Figure scripts
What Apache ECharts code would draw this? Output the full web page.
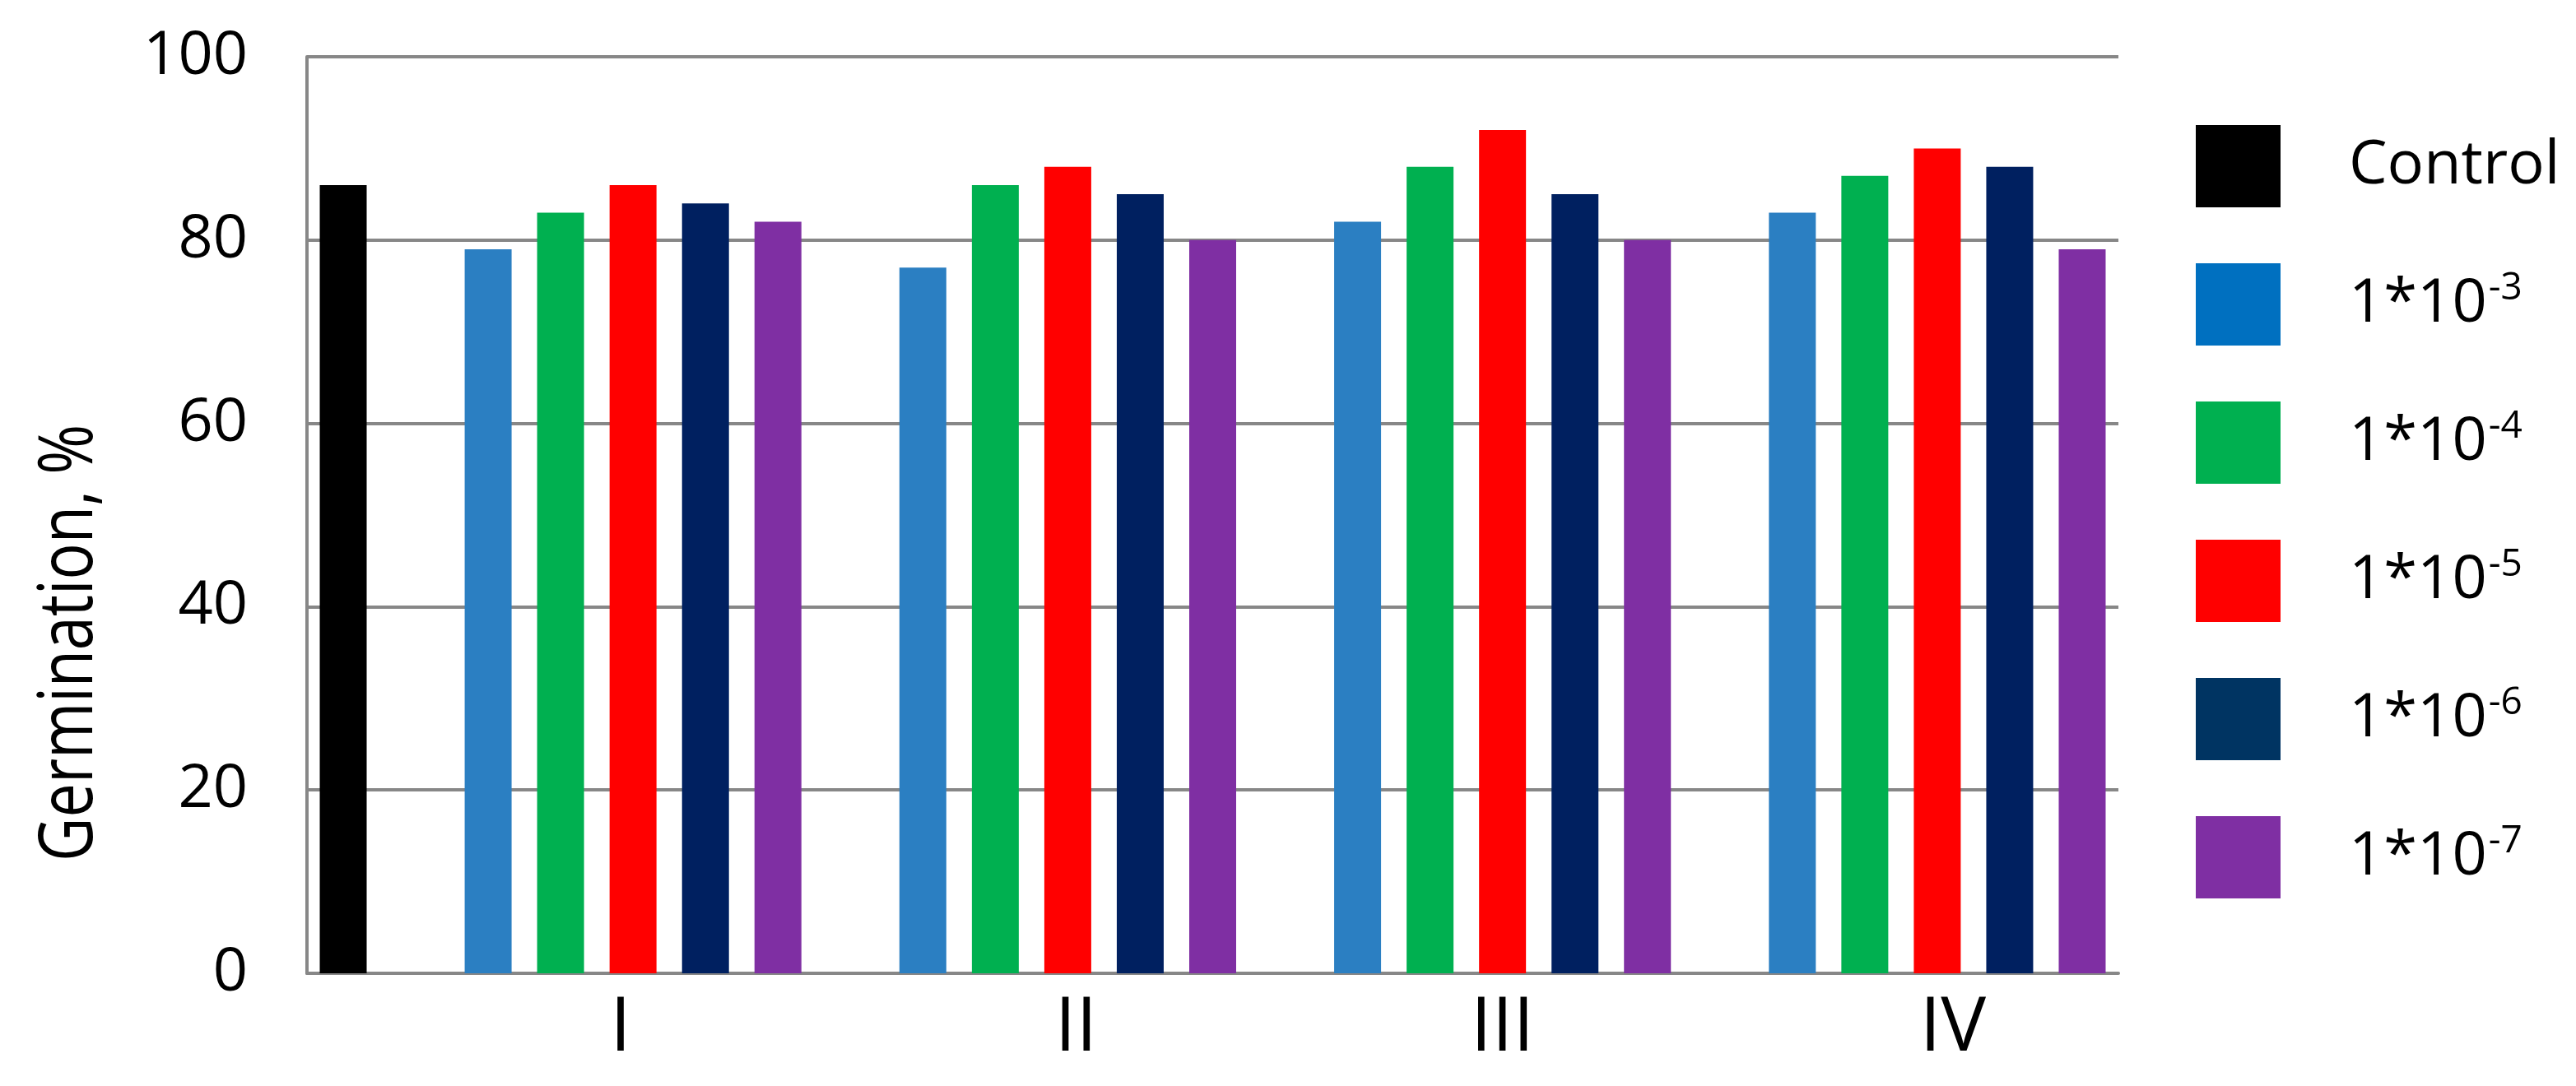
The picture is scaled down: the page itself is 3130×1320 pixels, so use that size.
<!DOCTYPE html>
<html>
<head>
<meta charset="utf-8">
<script src="https://cdn.jsdelivr.net/npm/echarts@6/dist/echarts.min.js"></script>
<style>
html,body{margin:0;padding:0;background:#fff;}
#chart{width:3130px;height:1320px;}
</style>
</head>
<body>
<div id="chart"></div>
<script>
// ---- data ----
const groups = ['I', 'II', 'III', 'IV'];
const controlName = 'Control';
const controlValue = 86;
const concBase = ['1*10', '1*10', '1*10', '1*10', '1*10'];
const concExp = ['-3', '-4', '-5', '-6', '-7'];
const conc1e3 = [79, 77, 82, 83];
const conc1e4 = [83, 86, 88, 87];
const conc1e5 = [86, 88, 92, 90];
const conc1e6 = [84, 85, 85, 88];
const conc1e7 = [82, 80, 80, 79];
const yTicks = [0, 20, 40, 60, 80, 100];
const yTitle = 'Germination, %';

// ---- styles ----
const colors = ['#000000', '#2B7FC2', '#00B050', '#FF0000', '#002060', '#7F2FA3'];
const legendColors = ['#000000', '#0070C0', '#00B050', '#FF0000', '#003462', '#7F2FA3'];
const FONT = '"Open Sans", "Liberation Sans", sans-serif';
// small horizontal nudges of the group labels (px, + = right)
const labelNudge = [-15, 10, 0, 19];

// slot layout: control slot, gap, then 5 bars per group separated by a gap slot
const concSeries = [conc1e3, conc1e4, conc1e5, conc1e6, conc1e7];
const nSlots = 1 + groups.length * 6;
const slots = [];
for (let i = 0; i < nSlots; i++) slots.push('');
groups.forEach((g, gi) => { slots[2 + gi * 6 + 2] = g; });

const seriesNames = [controlName].concat(concBase.map((b, i) => b + concExp[i]));

function blank() { const a = []; for (let i = 0; i < nSlots; i++) a.push(null); return a; }
const seriesData = [];
const ctrl = blank(); ctrl[0] = controlValue; seriesData.push(ctrl);
concSeries.forEach((vals, k) => {
  const d = blank();
  vals.forEach((v, gi) => { d[2 + gi * 6 + k] = v; });
  seriesData.push(d);
});

const labelRich = {};
labelNudge.forEach((n, i) => {
  labelRich['g' + i] = {
    fontSize: 92, fontFamily: FONT, color: '#000',
    padding: n >= 0 ? [0, 0, 0, 2 * n] : [0, -2 * n, 0, 0]
  };
});

const chart = echarts.init(document.getElementById('chart'), null, {renderer: 'canvas'});
const option = {
  backgroundColor: '#ffffff',
  animation: false,
  grid: {left: 373, right: 556, top: 69, bottom: 137, containLabel: false},
  xAxis: {
    type: 'category',
    data: slots,
    boundaryGap: true,
    axisLine: {show: true, lineStyle: {color: '#878787', width: 4}},
    axisTick: {show: false},
    axisLabel: {
      interval: 0, margin: 22, fontSize: 92, fontFamily: FONT, color: '#000',
      formatter: function (v) {
        const gi = groups.indexOf(v);
        if (gi < 0) return '';
        return '{g' + gi + '|' + v + '}';
      },
      rich: labelRich
    },
    splitLine: {show: false}
  },
  yAxis: {
    type: 'value',
    min: yTicks[0], max: yTicks[yTicks.length - 1], interval: yTicks[1] - yTicks[0],
    axisLine: {show: true, lineStyle: {color: '#878787', width: 4}},
    axisTick: {show: false},
    axisLabel: {margin: 72, fontSize: 74, fontFamily: FONT, color: '#000'},
    splitLine: {show: true, lineStyle: {color: '#878787', width: 4}}
  },
  legend: {
    orient: 'vertical',
    left: 2663, top: 147,
    itemWidth: 103, itemHeight: 100, itemGap: 68,
    icon: 'rect',
    data: seriesNames.map((n, i) => ({name: n, itemStyle: {color: legendColors[i]}})),
    formatter: function (name) {
      const i = seriesNames.indexOf(name);
      if (i === 0) return '{b|' + name + '}';
      return '{b|' + concBase[i - 1] + '}{s|' + concExp[i - 1] + '}';
    },
    textStyle: {
      padding: [0, 0, 0, 78],
      rich: {
        b: {fontSize: 74, fontFamily: FONT, color: '#000', lineHeight: 90},
        s: {fontSize: 46, fontFamily: FONT, color: '#000', lineHeight: 90, padding: [0, 0, 38, 2]}
      }
    }
  },
  series: seriesData.map((d, i) => ({
    name: seriesNames[i],
    type: 'bar',
    data: d,
    barWidth: 57,
    barGap: '-100%',
    itemStyle: {color: colors[i]}
  })),
  graphic: [{
    type: 'text',
    left: 40, top: 516,
    style: {text: yTitle, fontSize: 92, fontFamily: FONT, fill: '#000'},
    rotation: Math.PI / 2,
    scaleX: 0.8
  }]
};
chart.setOption(option);
</script>
</body>
</html>
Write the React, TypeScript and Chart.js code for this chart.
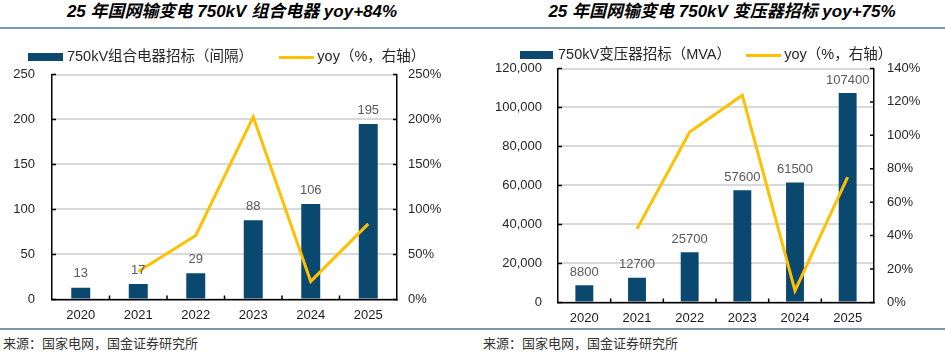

**BRIEF**
Without the pictures, write out all of the material exactly.

**RESULT FOR THIS EXERCISE**
What Apache ECharts code would draw this? Output the full web page.
The picture is scaled down: the page itself is 3130×1320 pixels, so use that size.
<!DOCTYPE html>
<html>
<head>
<meta charset="utf-8">
<script src="https://cdn.jsdelivr.net/npm/echarts@6/dist/echarts.min.js"></script>
<style>
html,body{margin:0;padding:0;background:#fff;}
#chart{width:3130px;height:1320px;}
</style>
</head>
<body>
<div id="chart"></div>
<script>
// ---- data ----
const groups = ['I', 'II', 'III', 'IV'];
const controlName = 'Control';
const controlValue = 86;
const concBase = ['1*10', '1*10', '1*10', '1*10', '1*10'];
const concExp = ['-3', '-4', '-5', '-6', '-7'];
const conc1e3 = [79, 77, 82, 83];
const conc1e4 = [83, 86, 88, 87];
const conc1e5 = [86, 88, 92, 90];
const conc1e6 = [84, 85, 85, 88];
const conc1e7 = [82, 80, 80, 79];
const yTicks = [0, 20, 40, 60, 80, 100];
const yTitle = 'Germination, %';

// ---- styles ----
const colors = ['#000000', '#2B7FC2', '#00B050', '#FF0000', '#002060', '#7F2FA3'];
const legendColors = ['#000000', '#0070C0', '#00B050', '#FF0000', '#003462', '#7F2FA3'];
const FONT = '"Open Sans", "Liberation Sans", sans-serif';
// small horizontal nudges of the group labels (px, + = right)
const labelNudge = [-15, 10, 0, 19];

// slot layout: control slot, gap, then 5 bars per group separated by a gap slot
const concSeries = [conc1e3, conc1e4, conc1e5, conc1e6, conc1e7];
const nSlots = 1 + groups.length * 6;
const slots = [];
for (let i = 0; i < nSlots; i++) slots.push('');
groups.forEach((g, gi) => { slots[2 + gi * 6 + 2] = g; });

const seriesNames = [controlName].concat(concBase.map((b, i) => b + concExp[i]));

function blank() { const a = []; for (let i = 0; i < nSlots; i++) a.push(null); return a; }
const seriesData = [];
const ctrl = blank(); ctrl[0] = controlValue; seriesData.push(ctrl);
concSeries.forEach((vals, k) => {
  const d = blank();
  vals.forEach((v, gi) => { d[2 + gi * 6 + k] = v; });
  seriesData.push(d);
});

const labelRich = {};
labelNudge.forEach((n, i) => {
  labelRich['g' + i] = {
    fontSize: 92, fontFamily: FONT, color: '#000',
    padding: n >= 0 ? [0, 0, 0, 2 * n] : [0, -2 * n, 0, 0]
  };
});

const chart = echarts.init(document.getElementById('chart'), null, {renderer: 'canvas'});
const option = {
  backgroundColor: '#ffffff',
  animation: false,
  grid: {left: 373, right: 556, top: 69, bottom: 137, containLabel: false},
  xAxis: {
    type: 'category',
    data: slots,
    boundaryGap: true,
    axisLine: {show: true, lineStyle: {color: '#878787', width: 4}},
    axisTick: {show: false},
    axisLabel: {
      interval: 0, margin: 22, fontSize: 92, fontFamily: FONT, color: '#000',
      formatter: function (v) {
        const gi = groups.indexOf(v);
        if (gi < 0) return '';
        return '{g' + gi + '|' + v + '}';
      },
      rich: labelRich
    },
    splitLine: {show: false}
  },
  yAxis: {
    type: 'value',
    min: yTicks[0], max: yTicks[yTicks.length - 1], interval: yTicks[1] - yTicks[0],
    axisLine: {show: true, lineStyle: {color: '#878787', width: 4}},
    axisTick: {show: false},
    axisLabel: {margin: 72, fontSize: 74, fontFamily: FONT, color: '#000'},
    splitLine: {show: true, lineStyle: {color: '#878787', width: 4}}
  },
  legend: {
    orient: 'vertical',
    left: 2663, top: 147,
    itemWidth: 103, itemHeight: 100, itemGap: 68,
    icon: 'rect',
    data: seriesNames.map((n, i) => ({name: n, itemStyle: {color: legendColors[i]}})),
    formatter: function (name) {
      const i = seriesNames.indexOf(name);
      if (i === 0) return '{b|' + name + '}';
      return '{b|' + concBase[i - 1] + '}{s|' + concExp[i - 1] + '}';
    },
    textStyle: {
      padding: [0, 0, 0, 78],
      rich: {
        b: {fontSize: 74, fontFamily: FONT, color: '#000', lineHeight: 90},
        s: {fontSize: 46, fontFamily: FONT, color: '#000', lineHeight: 90, padding: [0, 0, 38, 2]}
      }
    }
  },
  series: seriesData.map((d, i) => ({
    name: seriesNames[i],
    type: 'bar',
    data: d,
    barWidth: 57,
    barGap: '-100%',
    itemStyle: {color: colors[i]}
  })),
  graphic: [{
    type: 'text',
    left: 40, top: 516,
    style: {text: yTitle, fontSize: 92, fontFamily: FONT, fill: '#000'},
    rotation: Math.PI / 2,
    scaleX: 0.8
  }]
};
chart.setOption(option);
</script>
</body>
</html>
Write the React, TypeScript and Chart.js code for this chart.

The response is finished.